## Given problem
Search the material below for the word "this" and copy every line in which it occurs.

## Records for processing
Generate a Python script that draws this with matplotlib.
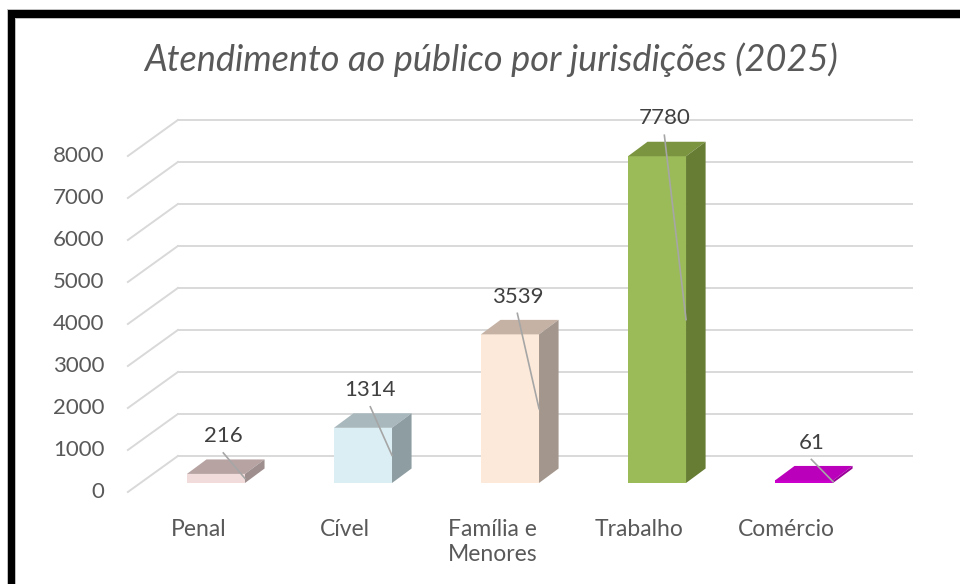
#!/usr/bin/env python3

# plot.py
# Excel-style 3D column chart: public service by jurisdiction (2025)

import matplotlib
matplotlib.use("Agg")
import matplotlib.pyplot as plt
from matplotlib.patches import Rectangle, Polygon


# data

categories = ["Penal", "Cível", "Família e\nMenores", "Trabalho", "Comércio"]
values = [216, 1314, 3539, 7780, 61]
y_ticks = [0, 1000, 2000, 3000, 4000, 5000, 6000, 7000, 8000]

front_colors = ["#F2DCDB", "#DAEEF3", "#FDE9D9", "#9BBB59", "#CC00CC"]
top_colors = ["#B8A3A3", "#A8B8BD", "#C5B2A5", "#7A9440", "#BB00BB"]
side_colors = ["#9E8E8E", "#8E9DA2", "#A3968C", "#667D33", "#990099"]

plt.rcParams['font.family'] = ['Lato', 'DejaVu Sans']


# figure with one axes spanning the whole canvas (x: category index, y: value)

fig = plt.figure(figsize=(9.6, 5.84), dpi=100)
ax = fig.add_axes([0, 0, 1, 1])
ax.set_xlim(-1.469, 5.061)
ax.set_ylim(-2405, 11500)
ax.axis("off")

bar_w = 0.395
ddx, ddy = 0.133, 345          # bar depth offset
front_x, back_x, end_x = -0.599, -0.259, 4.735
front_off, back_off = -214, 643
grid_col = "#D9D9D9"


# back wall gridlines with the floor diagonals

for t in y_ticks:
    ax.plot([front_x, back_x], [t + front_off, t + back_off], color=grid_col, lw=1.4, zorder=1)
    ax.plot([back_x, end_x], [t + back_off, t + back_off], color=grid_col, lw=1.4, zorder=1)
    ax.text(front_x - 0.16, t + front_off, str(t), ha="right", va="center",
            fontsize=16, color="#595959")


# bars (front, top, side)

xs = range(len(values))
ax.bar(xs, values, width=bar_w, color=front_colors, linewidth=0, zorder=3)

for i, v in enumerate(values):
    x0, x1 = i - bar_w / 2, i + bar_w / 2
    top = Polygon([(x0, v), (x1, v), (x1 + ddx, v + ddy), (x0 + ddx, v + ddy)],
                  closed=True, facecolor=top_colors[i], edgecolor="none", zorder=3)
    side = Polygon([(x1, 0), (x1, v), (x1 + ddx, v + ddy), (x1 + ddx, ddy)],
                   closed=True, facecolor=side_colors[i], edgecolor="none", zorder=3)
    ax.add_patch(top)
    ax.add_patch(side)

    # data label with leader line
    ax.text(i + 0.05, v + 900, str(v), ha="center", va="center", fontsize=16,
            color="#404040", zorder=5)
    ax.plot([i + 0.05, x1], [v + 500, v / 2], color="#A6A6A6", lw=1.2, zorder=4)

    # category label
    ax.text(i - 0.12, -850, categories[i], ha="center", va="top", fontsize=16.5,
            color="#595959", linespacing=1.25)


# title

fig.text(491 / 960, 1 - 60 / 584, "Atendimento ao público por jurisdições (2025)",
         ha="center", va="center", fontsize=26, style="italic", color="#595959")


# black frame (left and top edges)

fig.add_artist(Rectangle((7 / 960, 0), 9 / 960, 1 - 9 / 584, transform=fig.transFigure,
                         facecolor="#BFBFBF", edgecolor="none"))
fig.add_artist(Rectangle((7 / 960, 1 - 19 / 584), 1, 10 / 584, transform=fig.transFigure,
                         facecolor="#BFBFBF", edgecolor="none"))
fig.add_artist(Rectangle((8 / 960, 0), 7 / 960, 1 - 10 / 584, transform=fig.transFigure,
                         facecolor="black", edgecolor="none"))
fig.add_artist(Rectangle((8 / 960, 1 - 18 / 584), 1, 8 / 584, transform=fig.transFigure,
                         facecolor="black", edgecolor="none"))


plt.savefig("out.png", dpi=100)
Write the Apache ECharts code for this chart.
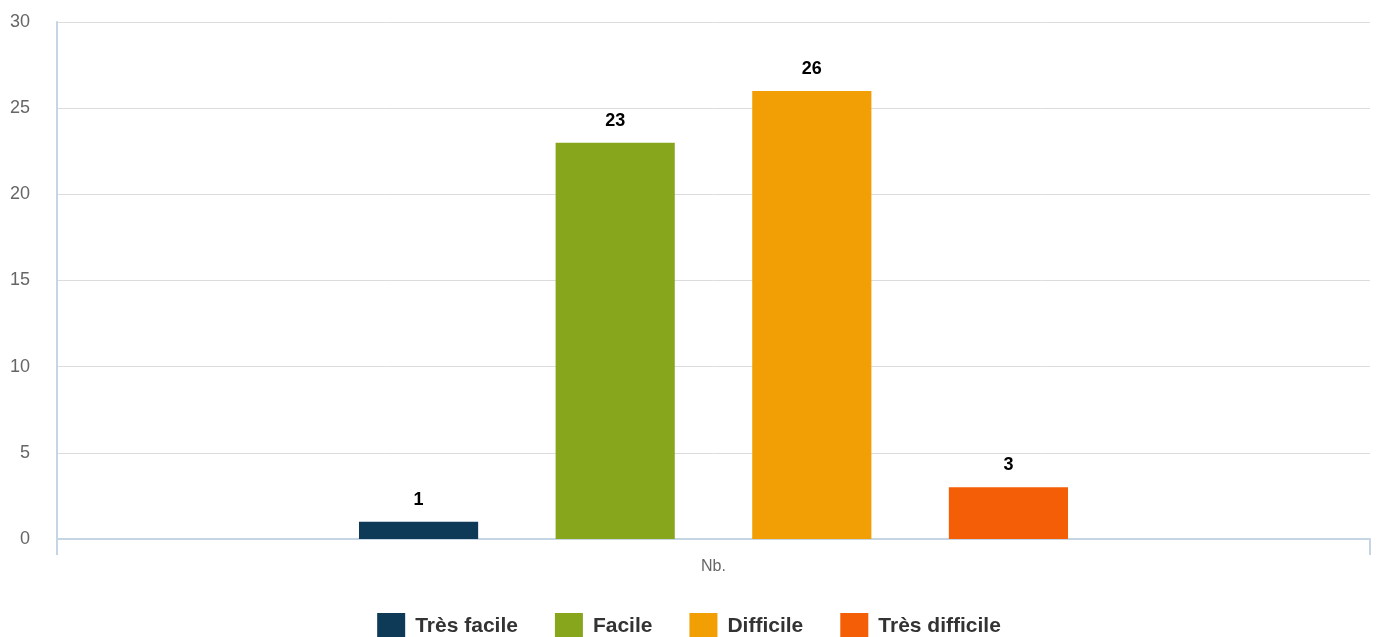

## Result of the exercise
Generate a Python script that draws this with matplotlib.
Write the Apache ECharts code for this chart.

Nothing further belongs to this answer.